Those who had never stepped foot in a kitchen before are now discovering they have an affinity towards it, with home chefs and budding bakers using this time to get creative in the kitchen, as we work around the paucity of ingredients we once took for granted. We’re cutting down on food waste, cooking from scratch (who needs shop-bought granola when a homemade batch is far more gratifying?) and embracing dining-in as the new dining-out.
If necessity is truly the mother of all invention, here’s sharing some inspiration to help you make the most of your Quarantine Kitchen. Of course, these tips should serve us well when life goes back to normal (or as normal as it can be) too, with one of the few silver linings of this hot mess being that perhaps, we’re finally learning to live and eat more sustainably.
With banana-bread emerging the cult hero of the crisis – blackened, spotty bananas have shone a light on adopting a zero-waste approach in the kitchen, opening up a world of wonderfully-delicious possibilities for baking or cooking with overripe fruits, as well as indeed items perceived to be past their shelf life.
Have bruised apples? Stir up Apple Sauce.
Leftover peels? Simmer them on the stove to make vegetable stock for thickening soups, stews and curries.
Didn’t quite finish your rice? Make mylk for your next coffee or overnight oats.

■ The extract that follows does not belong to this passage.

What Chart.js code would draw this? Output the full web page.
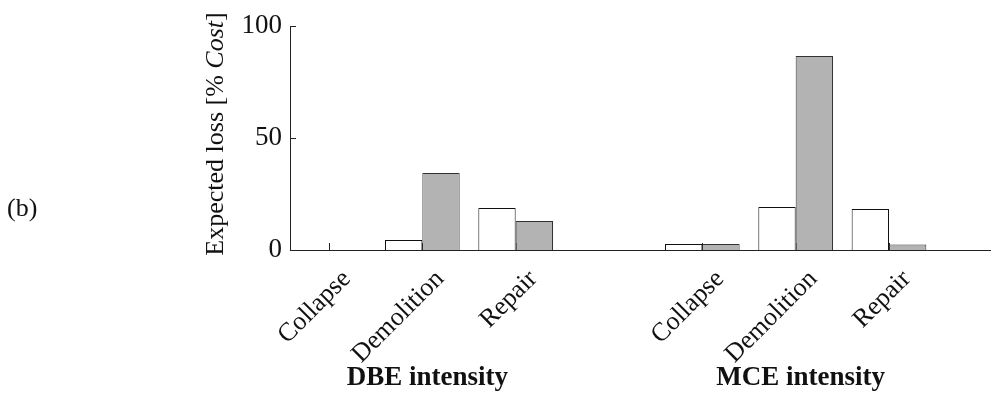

In fact, even aquafaba – the cooking water from cooking legumes (from beans to chick peas) can be saved and repurposed. Did you know, when concentrated – this water is thick with a viscous texture similar to egg-whites, So much so that whipped aquafaba can be substituted for egg whites in anything and everything from brownies to meringues and pavlova, even giving rise to vegan cheese!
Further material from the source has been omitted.